_TASK TO COMPLETE:_ In your copy, reproduce the entries exactly as they are, minus the images.

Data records

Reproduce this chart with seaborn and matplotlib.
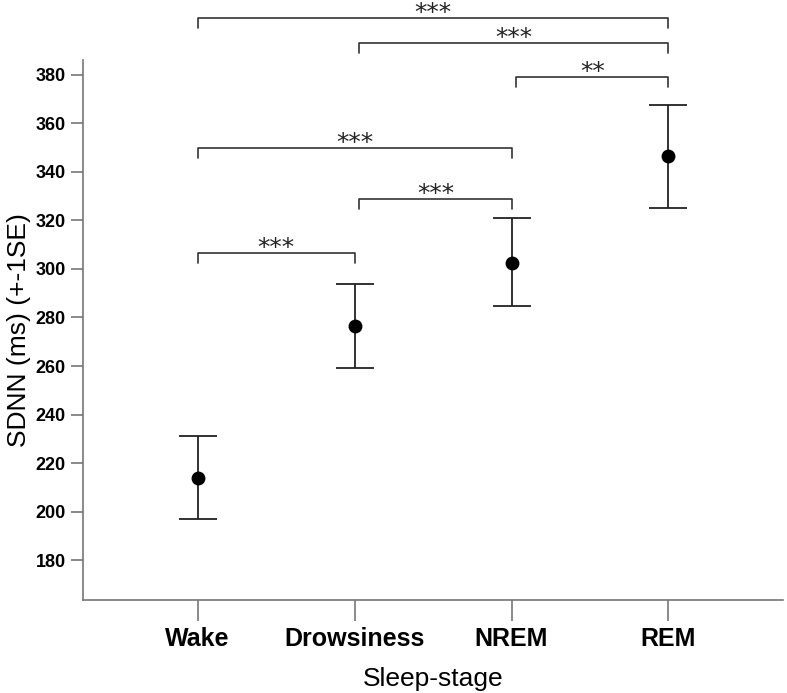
import seaborn as sns
import pandas as pd
import matplotlib.pyplot as plt

# values
stages = ["Wake", "Drowsiness", "NREM", "REM"]
means = [213.8, 276.5, 302.6, 346.4]
upper = [231.2, 294.0, 320.8, 367.5]
lower = [196.8, 259.0, 284.6, 325.2]

# significance brackets: (from, to, height, label)
pairs = [(0, 3), (1, 3), (2, 3), (0, 2), (1, 2), (0, 1)]
heights = [403.5, 393.0, 379.0, 350.0, 329.0, 306.5]
labels = ["***", "***", "**", "***", "***", "***"]

df = pd.DataFrame({"stage": stages, "mean": means, "upper": upper, "lower": lower})
df["x"] = range(len(stages))

sns.set_theme(style="ticks")
plt.rcParams["font.family"] = ["Liberation Sans", "DejaVu Sans"]
plt.rcParams["text.color"] = "black"
plt.rcParams["xtick.labelcolor"] = "black"
plt.rcParams["ytick.labelcolor"] = "black"
plt.rcParams["axes.labelcolor"] = "black"

fig = plt.figure(figsize=(7.87, 6.93), dpi=100)
ax = fig.add_axes([0.1055, 0.134, 0.8895, 0.779])

err = [df["mean"] - df["lower"], df["upper"] - df["mean"]]
ax.errorbar(df["x"], df["mean"], yerr=err, fmt="none", ecolor="#222222",
            elinewidth=1.3, capsize=14, capthick=1.3, zorder=2)
sns.scatterplot(data=df, x="x", y="mean", color="black", s=100,
                edgecolor="black", linewidth=0, zorder=3, ax=ax)

for (a, b), h, lab in zip(pairs, heights, labels):
    xa = a + (0.03 if a > 0 else 0)
    xb = b
    ax.plot([xa, xa, xb, xb], [h - 4.2, h, h, h - 4.2], color="#333333",
            lw=1.2, clip_on=False)
    ax.annotate(lab, xy=((xa + xb) / 2, h), xytext=(0, -1.5),
                textcoords="offset points", ha="center", va="baseline",
                fontsize=18, color="#222222",
                annotation_clip=False, family="DejaVu Sans")

ax.set_xlim(-0.73, 3.73)
ax.set_ylim(163.5, 386)
ax.set_xticks(df["x"])
ax.set_xticklabels(stages, fontsize=18, fontweight="bold")
ax.set_yticks(range(180, 381, 20))
ax.tick_params(axis="y", labelsize=13, length=9, width=1.2, color="#777777")
ax.tick_params(axis="x", length=15, width=1.2, color="#777777", pad=4)
for lab in ax.get_yticklabels():
    lab.set_fontweight("bold")
for s in ["left", "bottom"]:
    ax.spines[s].set_color("#777777")
    ax.spines[s].set_linewidth(1.2)
sns.despine(ax=ax)

ax.set_xlabel("Sleep-stage", fontsize=19, labelpad=12)
ax.set_ylabel("SDNN (ms) (+-1SE)", fontsize=19, labelpad=3)

fig.savefig("out.png", dpi=100)
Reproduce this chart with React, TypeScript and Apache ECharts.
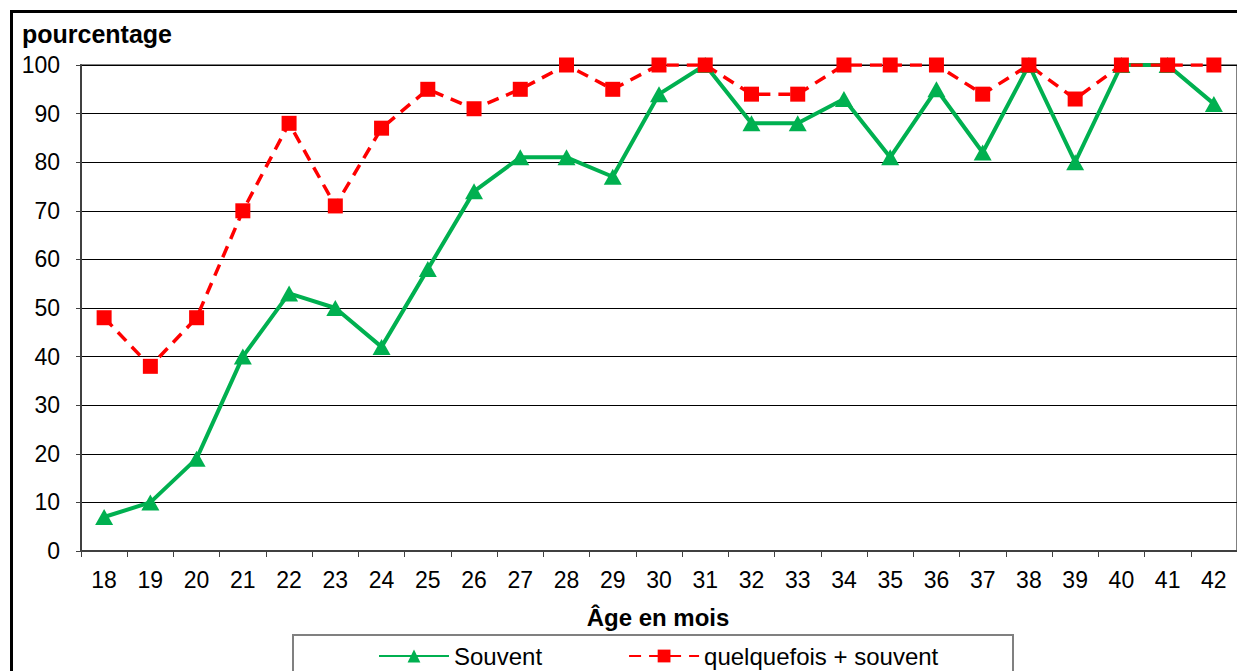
import React, { useEffect, useRef } from "react";
import * as echarts from "echarts";

const ages = ["18","19","20","21","22","23","24","25","26","27","28","29","30","31","32","33","34","35","36","37","38","39","40","41","42"];
const souvent = [7,10,19,40,53,50,42,58,74,81,81,77,94,100,88,88,93,81,95,82,100,80,100,100,92];
const quelquefois = [48,38,48,70,88,71,87,95,91,95,100,95,100,100,94,94,100,100,100,94,100,93,100,100,100];
const yTitle = "pourcentage";
const xTitle = "Âge en mois";
const seriesNames = ["Souvent", "quelquefois + souvent"];

const FONT = "Arial, 'Liberation Sans', sans-serif";

export default function App() {
  const ref = useRef<HTMLDivElement>(null);
  useEffect(() => {
    if (!ref.current) return;
    const chart = echarts.init(ref.current, null, { renderer: "svg" });
    chart.setOption({
      animation: false,
      backgroundColor: "#ffffff",
      textStyle: { fontFamily: FONT },
      grid: {
        left: 81, top: 65, right: -1, bottom: 120,
        show: true, borderColor: "#808080", borderWidth: 2, backgroundColor: "transparent",
      },
      graphic: [
        {
          type: "rect", z: 100,
          shape: { x: 11.5, y: 11.5, width: 1300, height: 700 },
          style: { fill: "none", stroke: "#000", lineWidth: 3 },
        },
        {
          type: "text", x: 22, y: 34,
          style: { text: yTitle, font: `bold 25px ${FONT}`, fill: "#000", verticalAlign: "middle" },
        },
        {
          type: "text", x: 658, y: 617,
          style: { text: xTitle, font: `bold 24px ${FONT}`, fill: "#000", align: "center", verticalAlign: "middle" },
        },
        {
          type: "rect", z: 100,
          shape: { x: 293, y: 635, width: 720, height: 60 },
          style: { fill: "none", stroke: "#808080", lineWidth: 2 },
        },
      ],
      legend: {
        left: 378, top: 644, padding: 0,
        itemWidth: 70, itemHeight: 16, itemGap: 86,
        textStyle: { fontSize: 24, color: "#000", fontFamily: FONT, lineHeight: 24 },
        data: seriesNames,
      },
      xAxis: {
        type: "category",
        data: ages,
        boundaryGap: true,
        axisLine: { lineStyle: { color: "#404040", width: 2 } },
        axisTick: { show: true, alignWithLabel: false, length: 6, lineStyle: { color: "#404040", width: 1 } },
        axisLabel: { fontSize: 23, color: "#000", margin: 17, fontFamily: FONT },
        splitLine: { show: false },
      },
      yAxis: {
        type: "value",
        min: 0, max: 100, interval: 10,
        axisLine: { show: true, lineStyle: { color: "#404040", width: 2 } },
        axisTick: { show: true, length: 5, lineStyle: { color: "#404040", width: 1 } },
        axisLabel: { fontSize: 23, color: "#000", margin: 21, fontFamily: FONT },
        splitLine: { show: true, lineStyle: { color: "#000", width: 1 } },
      },
      series: [
        {
          name: seriesNames[0],
          type: "line",
          data: souvent,
          symbol: "triangle",
          symbolSize: [18, 16],
          lineStyle: { color: "#00B050", width: 4 },
          itemStyle: { color: "#00B050" },
        },
        {
          name: seriesNames[1],
          type: "line",
          data: quelquefois,
          symbol: "rect",
          symbolSize: 15,
          lineStyle: { color: "#FF0000", width: 3.5, type: [12, 8] },
          itemStyle: { color: "#FF0000" },
        },
      ],
    });
    return () => chart.dispose();
  }, []);
  return (
    <div
      ref={ref}
      style={{ position: "fixed", left: 0, top: 0, width: 1237, height: 671, background: "#fff" }}
    />
  );
}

_EXERCISE RESULT:_
Reproduce this chart with seaborn and matplotlib.
import seaborn as sns
import pandas as pd
import matplotlib.pyplot as plt

# values
stages = ["Wake", "Drowsiness", "NREM", "REM"]
means = [213.8, 276.5, 302.6, 346.4]
upper = [231.2, 294.0, 320.8, 367.5]
lower = [196.8, 259.0, 284.6, 325.2]

# significance brackets: (from, to, height, label)
pairs = [(0, 3), (1, 3), (2, 3), (0, 2), (1, 2), (0, 1)]
heights = [403.5, 393.0, 379.0, 350.0, 329.0, 306.5]
labels = ["***", "***", "**", "***", "***", "***"]

df = pd.DataFrame({"stage": stages, "mean": means, "upper": upper, "lower": lower})
df["x"] = range(len(stages))

sns.set_theme(style="ticks")
plt.rcParams["font.family"] = ["Liberation Sans", "DejaVu Sans"]
plt.rcParams["text.color"] = "black"
plt.rcParams["xtick.labelcolor"] = "black"
plt.rcParams["ytick.labelcolor"] = "black"
plt.rcParams["axes.labelcolor"] = "black"

fig = plt.figure(figsize=(7.87, 6.93), dpi=100)
ax = fig.add_axes([0.1055, 0.134, 0.8895, 0.779])

err = [df["mean"] - df["lower"], df["upper"] - df["mean"]]
ax.errorbar(df["x"], df["mean"], yerr=err, fmt="none", ecolor="#222222",
            elinewidth=1.3, capsize=14, capthick=1.3, zorder=2)
sns.scatterplot(data=df, x="x", y="mean", color="black", s=100,
                edgecolor="black", linewidth=0, zorder=3, ax=ax)

for (a, b), h, lab in zip(pairs, heights, labels):
    xa = a + (0.03 if a > 0 else 0)
    xb = b
    ax.plot([xa, xa, xb, xb], [h - 4.2, h, h, h - 4.2], color="#333333",
            lw=1.2, clip_on=False)
    ax.annotate(lab, xy=((xa + xb) / 2, h), xytext=(0, -1.5),
                textcoords="offset points", ha="center", va="baseline",
                fontsize=18, color="#222222",
                annotation_clip=False, family="DejaVu Sans")

ax.set_xlim(-0.73, 3.73)
ax.set_ylim(163.5, 386)
ax.set_xticks(df["x"])
ax.set_xticklabels(stages, fontsize=18, fontweight="bold")
ax.set_yticks(range(180, 381, 20))
ax.tick_params(axis="y", labelsize=13, length=9, width=1.2, color="#777777")
ax.tick_params(axis="x", length=15, width=1.2, color="#777777", pad=4)
for lab in ax.get_yticklabels():
    lab.set_fontweight("bold")
for s in ["left", "bottom"]:
    ax.spines[s].set_color("#777777")
    ax.spines[s].set_linewidth(1.2)
sns.despine(ax=ax)

ax.set_xlabel("Sleep-stage", fontsize=19, labelpad=12)
ax.set_ylabel("SDNN (ms) (+-1SE)", fontsize=19, labelpad=3)

fig.savefig("out.png", dpi=100)
Reproduce this chart with React, TypeScript and Apache ECharts.
import React, { useEffect, useRef } from "react";
import * as echarts from "echarts";

const ages = ["18","19","20","21","22","23","24","25","26","27","28","29","30","31","32","33","34","35","36","37","38","39","40","41","42"];
const souvent = [7,10,19,40,53,50,42,58,74,81,81,77,94,100,88,88,93,81,95,82,100,80,100,100,92];
const quelquefois = [48,38,48,70,88,71,87,95,91,95,100,95,100,100,94,94,100,100,100,94,100,93,100,100,100];
const yTitle = "pourcentage";
const xTitle = "Âge en mois";
const seriesNames = ["Souvent", "quelquefois + souvent"];

const FONT = "Arial, 'Liberation Sans', sans-serif";

export default function App() {
  const ref = useRef<HTMLDivElement>(null);
  useEffect(() => {
    if (!ref.current) return;
    const chart = echarts.init(ref.current, null, { renderer: "svg" });
    chart.setOption({
      animation: false,
      backgroundColor: "#ffffff",
      textStyle: { fontFamily: FONT },
      grid: {
        left: 81, top: 65, right: -1, bottom: 120,
        show: true, borderColor: "#808080", borderWidth: 2, backgroundColor: "transparent",
      },
      graphic: [
        {
          type: "rect", z: 100,
          shape: { x: 11.5, y: 11.5, width: 1300, height: 700 },
          style: { fill: "none", stroke: "#000", lineWidth: 3 },
        },
        {
          type: "text", x: 22, y: 34,
          style: { text: yTitle, font: `bold 25px ${FONT}`, fill: "#000", verticalAlign: "middle" },
        },
        {
          type: "text", x: 658, y: 617,
          style: { text: xTitle, font: `bold 24px ${FONT}`, fill: "#000", align: "center", verticalAlign: "middle" },
        },
        {
          type: "rect", z: 100,
          shape: { x: 293, y: 635, width: 720, height: 60 },
          style: { fill: "none", stroke: "#808080", lineWidth: 2 },
        },
      ],
      legend: {
        left: 378, top: 644, padding: 0,
        itemWidth: 70, itemHeight: 16, itemGap: 86,
        textStyle: { fontSize: 24, color: "#000", fontFamily: FONT, lineHeight: 24 },
        data: seriesNames,
      },
      xAxis: {
        type: "category",
        data: ages,
        boundaryGap: true,
        axisLine: { lineStyle: { color: "#404040", width: 2 } },
        axisTick: { show: true, alignWithLabel: false, length: 6, lineStyle: { color: "#404040", width: 1 } },
        axisLabel: { fontSize: 23, color: "#000", margin: 17, fontFamily: FONT },
        splitLine: { show: false },
      },
      yAxis: {
        type: "value",
        min: 0, max: 100, interval: 10,
        axisLine: { show: true, lineStyle: { color: "#404040", width: 2 } },
        axisTick: { show: true, length: 5, lineStyle: { color: "#404040", width: 1 } },
        axisLabel: { fontSize: 23, color: "#000", margin: 21, fontFamily: FONT },
        splitLine: { show: true, lineStyle: { color: "#000", width: 1 } },
      },
      series: [
        {
          name: seriesNames[0],
          type: "line",
          data: souvent,
          symbol: "triangle",
          symbolSize: [18, 16],
          lineStyle: { color: "#00B050", width: 4 },
          itemStyle: { color: "#00B050" },
        },
        {
          name: seriesNames[1],
          type: "line",
          data: quelquefois,
          symbol: "rect",
          symbolSize: 15,
          lineStyle: { color: "#FF0000", width: 3.5, type: [12, 8] },
          itemStyle: { color: "#FF0000" },
        },
      ],
    });
    return () => chart.dispose();
  }, []);
  return (
    <div
      ref={ref}
      style={{ position: "fixed", left: 0, top: 0, width: 1237, height: 671, background: "#fff" }}
    />
  );
}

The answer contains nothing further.